When transferring customer information during the sale of an eCommerce business dealing with products online, compliance with the Australian Privacy Principles (APP) is essential. Key privacy considerations include:

  • APP Entity Requirement: Ensure that the purchaser is an APP entity or is becoming one as a result of the sale. This guarantees that the purchaser is bound by the same privacy obligations.
  • Going Concern Sale: If the business is sold as a going concern, the transfer of customer data typically does not require individual consent, provided the purchaser uses the information in the same way and for the same purposes.
  • Consent for New Uses: If the purchaser intends to use customer information for new purposes post-sale, obtaining explicit consent from customers may be necessary.
  • Data Protection Measures: Implement robust data protection measures during the transfer process to safeguard customer information. This includes secure data transfer methods and ensuring that all personal data is handled in compliance with the APP.

Conclusion

Buying and selling an eCommerce business in NSW requires meticulous preparation and a thorough understanding of legal requirements.
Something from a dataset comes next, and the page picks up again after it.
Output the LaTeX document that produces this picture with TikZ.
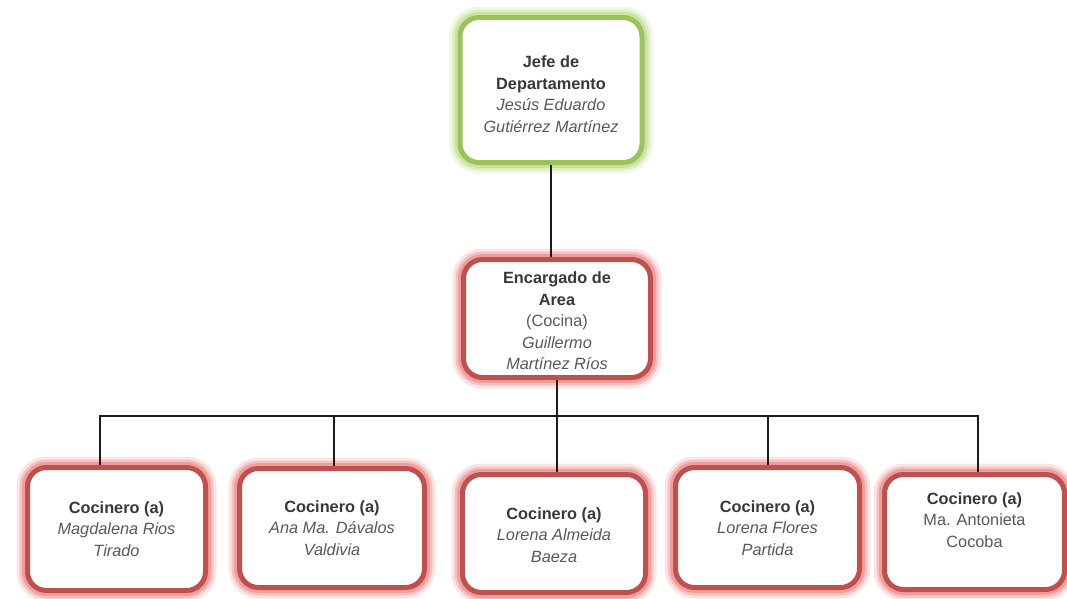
\documentclass[tikz,border=0pt]{standalone}
\usepackage{fontspec}
\setmainfont{Liberation Sans}
\definecolor{greenline}{HTML}{9BC35A}
\definecolor{greenglow}{HTML}{C6E19A}
\definecolor{redline}{HTML}{C0504D}
\definecolor{redglow}{HTML}{EC9896}
\definecolor{headtext}{HTML}{383838}
\definecolor{nametext}{HTML}{595959}
\definecolor{wire}{HTML}{1C1C1C}
\tikzset{
  card/.style 2 args={draw=#1, line width=5pt, fill=white, rounded corners=19pt,
    inner sep=0pt,
    preaction={draw=#2, line width=22pt, draw opacity=0.25},
    preaction={draw=#2, line width=16pt, draw opacity=0.45},
    preaction={draw=#2, line width=11pt, draw opacity=0.85}},
  greencard/.style={card={greenline}{greenglow}},
  redcard/.style={card={redline}{redglow}},
  label/.style={align=center, inner sep=0pt,
    font=\fontsize{16.3}{21.5}\selectfont},
  wiring/.style={draw=wire, line width=1.8pt},
}
\newcommand{\hd}[1]{\textcolor{headtext}{\textbf{#1}}}
\newcommand{\nm}[1]{\textcolor{nametext}{\textit{#1}}}
\newcommand{\up}[1]{\textcolor{nametext}{#1}}
\begin{document}
\begin{tikzpicture}[x=1pt,y=-1pt]
\useasboundingbox (0,0) rectangle (1067,598);

% boxes
\node[greencard, minimum width=182pt, minimum height=145pt] (top) at (551,90) {};
\node[redcard, minimum width=187pt, minimum height=118pt] (mid) at (557,318.5) {};
\node[redcard, minimum width=178pt, minimum height=123pt] (b1) at (116.5,529) {};
\node[redcard, minimum width=185pt, minimum height=119pt] (b2) at (332,528) {};
\node[redcard, minimum width=183pt, minimum height=118pt] (b3) at (554,533.5) {};
\node[redcard, minimum width=184pt, minimum height=120pt] (b4) at (767.5,527.5) {};
\node[redcard, minimum width=180pt, minimum height=115pt] (b5) at (974.5,532) {};

% texts
\node[label] (ttop) at (551,94) {\hd{Jefe de}\\\hd{Departamento}\\\nm{Jesús Eduardo}\\\nm{Gutiérrez Martínez}};
\node[label] (tmid) at (557,321) {\hd{Encargado de}\\\hd{Area}\\\up{(Cocina)}\\\nm{Guillermo}\\\nm{Martínez Ríos}};
\node[label] (t1) at (116.5,529) {\hd{Cocinero (a)}\\\nm{Magdalena Rios}\\\nm{Tirado}};
\node[label] (t2) at (332,528) {\hd{Cocinero (a)}\\\nm{Ana Ma. Dávalos}\\\nm{Valdivia}};
\node[label] (t3) at (554,535) {\hd{Cocinero (a)}\\\nm{Lorena Almeida}\\\nm{Baeza}};
\node[label] (t4) at (767.5,528) {\hd{Cocinero (a)}\\\nm{Lorena Flores}\\\nm{Partida}};
\node[label] (t5) at (974.5,520) {\hd{Cocinero (a)}\\\up{Ma. Antonieta}\\\up{Cocoba}};

% bus coordinates
\coordinate (j0) at (557,416);
\coordinate (j1) at (100,416);
\coordinate (j2) at (334,416);
\coordinate (j3) at (557,416);
\coordinate (j4) at (768,416);
\coordinate (j5) at (978,416);

% connectors
\draw[wiring] (top.south) -- (top.south |- mid.north);
\draw[wiring] (mid.south) -- (j0);
\draw[wiring, line cap=rect] (j1) -- (j5);
\draw[wiring] (j1) -- (j1 |- b1.north);
\draw[wiring] (j2) -- (j2 |- b2.north);
\draw[wiring] (j3) -- (j3 |- b3.north);
\draw[wiring] (j4) -- (j4 |- b4.north);
\draw[wiring] (j5) -- (j5 |- b5.north);
\end{tikzpicture}
\end{document}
Key considerations include organising and presenting accurate financial statements, clearly defining the assets being sold, and ensuring the transfer of IP and digital assets is handled correctly. Additionally, addressing third-party contracts, complying with the Australian Consumer Law (ACL), and managing due diligence processes are essential steps to facilitate a smooth and legally compliant transaction.

Proper legal documentation, such as the sale of business agreement, is crucial to protect both the seller and the buyer. Engaging with a business lawyer early in the process can help navigate these complexities and ensure that all legal obligations are met, thereby minimising potential risks and complications. By adhering to these legal standards, business owners can maximise the value of their ecommerce business while ensuring a seamless transfer of ownership.